For the record, Mazie was almost apologetic about the history of Montgomery.
“Horrible, terrible things happened there that should have never happened.”
The 1965 march from Selma to Montgomery, a transformative moment in the civil rights movement and the subject of the recent Oscar-nominated movie Selma, took place 50 kilometres from her house.
We had started following Dutch and the other bird dogs before an early-morning fog lifted. The morning light made the hayfields, which were beyond the alfalfa fields, look golden, flecked with just the start of autumn rust. ‘Beautiful’ is an overused word — let’s just say it filled you up.
Mazie and Colvin have been married 41 years.
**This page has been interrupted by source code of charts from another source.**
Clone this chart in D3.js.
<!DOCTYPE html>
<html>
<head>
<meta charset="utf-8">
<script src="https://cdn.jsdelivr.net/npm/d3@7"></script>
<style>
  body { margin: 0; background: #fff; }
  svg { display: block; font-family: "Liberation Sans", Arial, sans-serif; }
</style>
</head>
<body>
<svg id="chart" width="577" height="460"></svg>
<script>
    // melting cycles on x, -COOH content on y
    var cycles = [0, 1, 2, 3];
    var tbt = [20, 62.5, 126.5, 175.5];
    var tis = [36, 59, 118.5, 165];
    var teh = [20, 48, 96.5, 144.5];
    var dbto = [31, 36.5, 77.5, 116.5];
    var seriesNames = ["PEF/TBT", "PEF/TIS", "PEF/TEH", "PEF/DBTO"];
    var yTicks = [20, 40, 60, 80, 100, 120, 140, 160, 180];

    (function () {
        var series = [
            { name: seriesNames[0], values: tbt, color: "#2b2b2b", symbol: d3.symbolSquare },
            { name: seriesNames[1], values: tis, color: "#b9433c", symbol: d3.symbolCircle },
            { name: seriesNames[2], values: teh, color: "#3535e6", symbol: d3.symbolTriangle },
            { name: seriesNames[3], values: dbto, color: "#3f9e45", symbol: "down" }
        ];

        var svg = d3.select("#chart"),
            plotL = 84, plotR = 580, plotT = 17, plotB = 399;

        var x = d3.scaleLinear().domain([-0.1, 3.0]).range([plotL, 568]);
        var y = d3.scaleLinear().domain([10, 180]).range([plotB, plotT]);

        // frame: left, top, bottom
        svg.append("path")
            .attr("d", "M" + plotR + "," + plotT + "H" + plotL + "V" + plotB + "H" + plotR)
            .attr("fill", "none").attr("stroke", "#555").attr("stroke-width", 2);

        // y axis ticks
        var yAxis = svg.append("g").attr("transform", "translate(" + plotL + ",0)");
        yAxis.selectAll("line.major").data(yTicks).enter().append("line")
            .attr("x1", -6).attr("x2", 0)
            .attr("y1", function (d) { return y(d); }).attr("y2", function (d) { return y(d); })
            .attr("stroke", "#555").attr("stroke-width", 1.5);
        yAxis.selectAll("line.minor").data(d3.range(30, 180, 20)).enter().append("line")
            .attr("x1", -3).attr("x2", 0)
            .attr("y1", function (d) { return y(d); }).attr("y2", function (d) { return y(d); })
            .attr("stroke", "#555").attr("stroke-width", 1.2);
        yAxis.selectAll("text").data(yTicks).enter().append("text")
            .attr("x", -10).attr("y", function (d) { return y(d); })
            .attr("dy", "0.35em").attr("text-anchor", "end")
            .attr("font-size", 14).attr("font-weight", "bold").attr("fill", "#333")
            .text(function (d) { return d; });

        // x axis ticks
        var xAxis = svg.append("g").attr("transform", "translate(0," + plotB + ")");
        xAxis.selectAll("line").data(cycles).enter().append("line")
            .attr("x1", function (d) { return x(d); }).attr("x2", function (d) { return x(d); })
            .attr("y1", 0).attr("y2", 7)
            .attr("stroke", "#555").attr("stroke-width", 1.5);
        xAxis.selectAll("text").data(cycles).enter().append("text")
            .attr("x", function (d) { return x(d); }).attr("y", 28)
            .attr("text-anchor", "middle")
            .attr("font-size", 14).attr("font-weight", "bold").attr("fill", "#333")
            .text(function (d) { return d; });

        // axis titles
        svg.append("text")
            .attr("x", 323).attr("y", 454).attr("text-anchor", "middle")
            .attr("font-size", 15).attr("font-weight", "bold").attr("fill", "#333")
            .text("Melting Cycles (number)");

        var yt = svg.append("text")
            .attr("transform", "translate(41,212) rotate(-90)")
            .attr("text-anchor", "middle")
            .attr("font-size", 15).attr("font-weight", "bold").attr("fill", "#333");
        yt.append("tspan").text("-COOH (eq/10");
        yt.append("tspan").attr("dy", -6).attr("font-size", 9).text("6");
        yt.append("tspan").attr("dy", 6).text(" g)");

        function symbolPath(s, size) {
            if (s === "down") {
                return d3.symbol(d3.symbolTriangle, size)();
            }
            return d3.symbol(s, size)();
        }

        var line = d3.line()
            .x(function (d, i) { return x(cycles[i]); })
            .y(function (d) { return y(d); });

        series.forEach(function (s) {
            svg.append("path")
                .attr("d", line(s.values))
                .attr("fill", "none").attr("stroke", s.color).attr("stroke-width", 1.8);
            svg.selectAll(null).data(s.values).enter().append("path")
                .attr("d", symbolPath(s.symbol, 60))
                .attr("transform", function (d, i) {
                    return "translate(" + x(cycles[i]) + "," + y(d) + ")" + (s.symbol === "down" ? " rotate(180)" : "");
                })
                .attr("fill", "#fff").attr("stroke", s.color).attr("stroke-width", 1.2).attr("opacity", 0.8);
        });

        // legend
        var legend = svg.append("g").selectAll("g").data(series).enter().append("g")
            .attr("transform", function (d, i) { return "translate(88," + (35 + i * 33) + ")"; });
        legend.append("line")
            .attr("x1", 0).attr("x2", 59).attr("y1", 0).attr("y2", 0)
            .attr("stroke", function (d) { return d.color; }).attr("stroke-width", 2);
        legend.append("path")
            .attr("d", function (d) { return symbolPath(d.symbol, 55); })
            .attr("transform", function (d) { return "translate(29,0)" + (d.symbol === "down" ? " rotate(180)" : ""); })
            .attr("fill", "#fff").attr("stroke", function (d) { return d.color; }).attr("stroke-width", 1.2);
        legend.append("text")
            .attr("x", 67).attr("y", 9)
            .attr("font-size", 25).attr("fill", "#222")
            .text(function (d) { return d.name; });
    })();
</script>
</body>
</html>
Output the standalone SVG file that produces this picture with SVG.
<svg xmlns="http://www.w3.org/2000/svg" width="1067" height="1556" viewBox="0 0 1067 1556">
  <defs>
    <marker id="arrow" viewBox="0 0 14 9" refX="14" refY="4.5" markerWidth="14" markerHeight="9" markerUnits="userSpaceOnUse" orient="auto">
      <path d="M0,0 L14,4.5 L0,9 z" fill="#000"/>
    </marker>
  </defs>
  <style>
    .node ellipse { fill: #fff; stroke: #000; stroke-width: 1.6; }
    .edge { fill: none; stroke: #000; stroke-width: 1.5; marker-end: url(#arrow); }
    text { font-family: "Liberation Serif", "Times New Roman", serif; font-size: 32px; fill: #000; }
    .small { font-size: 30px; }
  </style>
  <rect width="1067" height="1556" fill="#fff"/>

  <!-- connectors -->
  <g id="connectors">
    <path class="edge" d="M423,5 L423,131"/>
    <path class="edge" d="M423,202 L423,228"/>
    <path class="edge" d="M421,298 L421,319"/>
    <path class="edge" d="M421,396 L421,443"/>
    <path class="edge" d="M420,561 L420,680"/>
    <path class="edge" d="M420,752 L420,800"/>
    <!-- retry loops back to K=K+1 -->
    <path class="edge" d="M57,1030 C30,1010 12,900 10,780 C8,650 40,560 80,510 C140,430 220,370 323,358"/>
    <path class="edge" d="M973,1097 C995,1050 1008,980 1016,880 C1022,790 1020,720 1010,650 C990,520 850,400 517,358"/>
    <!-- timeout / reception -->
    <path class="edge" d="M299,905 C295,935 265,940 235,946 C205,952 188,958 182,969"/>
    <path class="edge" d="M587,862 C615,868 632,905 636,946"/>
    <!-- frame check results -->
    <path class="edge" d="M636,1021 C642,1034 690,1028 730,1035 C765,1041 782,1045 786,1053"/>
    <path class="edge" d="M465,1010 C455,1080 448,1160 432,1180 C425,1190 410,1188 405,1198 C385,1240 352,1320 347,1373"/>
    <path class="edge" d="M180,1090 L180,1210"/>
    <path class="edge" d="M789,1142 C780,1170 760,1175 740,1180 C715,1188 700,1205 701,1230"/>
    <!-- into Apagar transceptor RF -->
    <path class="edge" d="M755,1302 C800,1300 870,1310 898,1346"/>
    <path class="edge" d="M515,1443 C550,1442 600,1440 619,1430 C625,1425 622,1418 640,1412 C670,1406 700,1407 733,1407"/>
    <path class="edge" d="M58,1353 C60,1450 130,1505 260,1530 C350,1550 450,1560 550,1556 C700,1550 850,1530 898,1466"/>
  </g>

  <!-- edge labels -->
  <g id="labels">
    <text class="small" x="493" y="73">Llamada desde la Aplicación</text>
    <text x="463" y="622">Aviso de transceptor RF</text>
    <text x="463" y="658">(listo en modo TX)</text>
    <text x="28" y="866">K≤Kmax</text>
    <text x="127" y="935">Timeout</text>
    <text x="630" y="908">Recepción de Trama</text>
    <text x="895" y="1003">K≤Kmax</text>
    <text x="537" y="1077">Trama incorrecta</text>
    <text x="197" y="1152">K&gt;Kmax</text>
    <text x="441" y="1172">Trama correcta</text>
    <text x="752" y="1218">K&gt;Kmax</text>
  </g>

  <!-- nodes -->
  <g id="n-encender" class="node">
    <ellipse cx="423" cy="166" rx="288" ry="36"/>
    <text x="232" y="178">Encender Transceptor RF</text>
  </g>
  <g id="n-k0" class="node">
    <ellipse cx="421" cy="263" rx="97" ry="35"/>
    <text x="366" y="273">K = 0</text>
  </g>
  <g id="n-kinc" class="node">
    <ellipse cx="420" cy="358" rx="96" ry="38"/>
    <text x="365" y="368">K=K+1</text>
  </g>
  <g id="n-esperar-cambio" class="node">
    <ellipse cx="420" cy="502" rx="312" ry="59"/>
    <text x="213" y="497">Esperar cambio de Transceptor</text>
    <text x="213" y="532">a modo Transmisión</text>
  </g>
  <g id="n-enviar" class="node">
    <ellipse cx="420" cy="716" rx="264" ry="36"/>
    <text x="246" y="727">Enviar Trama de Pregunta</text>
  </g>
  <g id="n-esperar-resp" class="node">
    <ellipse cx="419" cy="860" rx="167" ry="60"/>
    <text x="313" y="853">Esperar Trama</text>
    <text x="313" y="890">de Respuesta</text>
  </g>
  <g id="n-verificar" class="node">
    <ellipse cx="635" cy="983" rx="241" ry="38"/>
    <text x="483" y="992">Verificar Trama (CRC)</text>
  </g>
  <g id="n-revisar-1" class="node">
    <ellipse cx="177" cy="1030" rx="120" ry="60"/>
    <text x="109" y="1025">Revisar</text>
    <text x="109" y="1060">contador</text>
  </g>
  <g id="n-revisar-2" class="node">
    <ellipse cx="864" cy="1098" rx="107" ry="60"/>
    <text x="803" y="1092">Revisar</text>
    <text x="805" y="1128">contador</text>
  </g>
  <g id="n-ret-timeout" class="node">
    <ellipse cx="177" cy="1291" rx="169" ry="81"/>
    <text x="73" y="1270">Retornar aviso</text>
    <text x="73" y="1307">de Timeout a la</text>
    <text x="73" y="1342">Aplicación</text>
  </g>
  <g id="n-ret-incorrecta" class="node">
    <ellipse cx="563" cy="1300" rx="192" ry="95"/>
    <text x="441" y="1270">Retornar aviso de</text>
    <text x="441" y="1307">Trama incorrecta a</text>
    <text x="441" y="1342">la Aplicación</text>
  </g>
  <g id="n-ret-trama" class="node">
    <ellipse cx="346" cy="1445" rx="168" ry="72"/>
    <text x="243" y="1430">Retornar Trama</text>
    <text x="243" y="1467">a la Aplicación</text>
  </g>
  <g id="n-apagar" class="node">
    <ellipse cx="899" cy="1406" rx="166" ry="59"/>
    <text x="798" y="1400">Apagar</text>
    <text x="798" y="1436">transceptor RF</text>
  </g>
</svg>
They feel privileged leading the lifestyle they do, saying several times how much they appreciate the support they’ve received from their Canadian friends over the years.
It was also apparent the last roundup is not too far off in the future. Colvin does most of the work by horse, but it’s not so easy to clamber into the saddle at age 76. They’ve scaled back the number of dogs they train. Of the 33 dogs this year, only six are for private owners. The rest are for their quail-hunting farm back in Alabama.
“When I decide to quit, no one can take my place,” Colvin said, referring to the law passed in 1990.
That won’t be the end, however. The Gates family is likely to continue bird-dog training, with Robin Gates’s son Hunter expected to carry on Broomhill’s tradition.